Prepare the crust. Grease a 9×9 or 9×13 inch baking dish or baking sheet (recipe makes about a 9×9 sheet of pie).

Place graham cracker sheets in a food processor and pulse until crumbled. If you do not have a food processor, place the graham crackers in a resealable bag and crush the graham crackers with your hands or a rolling pin. Combine graham cracker crumbs, sugar, and butter in a bowl, tossing until all graham cracker crumbs are covered in butter. Pour crumbs into the prepared baking sheet/dish and press the crumbs into a thin layer (I used the bottom of a measuring cup to really press the crumbs into place). Place in the refrigerator and allow to set for 30 minutes.
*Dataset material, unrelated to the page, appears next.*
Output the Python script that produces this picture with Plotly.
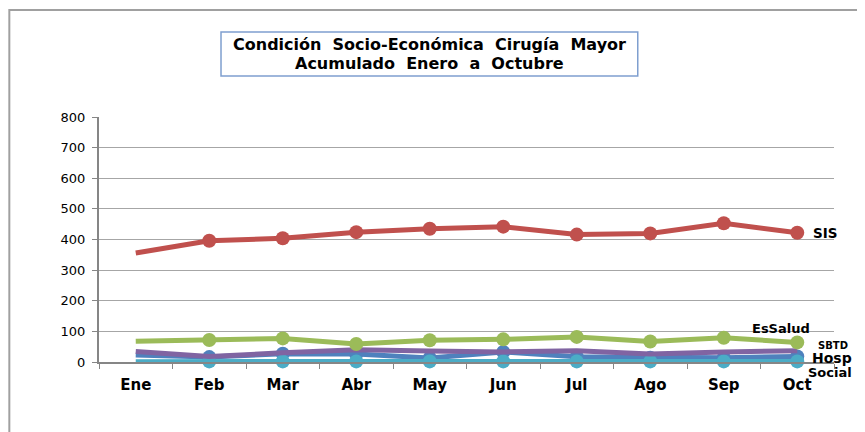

While the crust is setting, prepare the cream. Place the cream cheese in a bowl and beat for 30 seconds to make it more fluffy. Add pulsed strawberries, Greek yogurt and half of the powdered sugar. Beat until well combined. Add in remaining powdered sugar and again beat until combined. Add whipped cream and gently fold it in with a spoon until combined.

Once the crust has cooled, pour strawberry cream into the graham cracker crust. Gently spread filling until there is a thin layer (about 1/2 inch) covering all the crust.

To garnish the cream pie bars, place sliced strawberries 2 inches apart on the top of the bars. Place the pie bars in the freezer and allow to set 30 minutes before serving.

After serving, cover and store any leftovers in the refrigerator.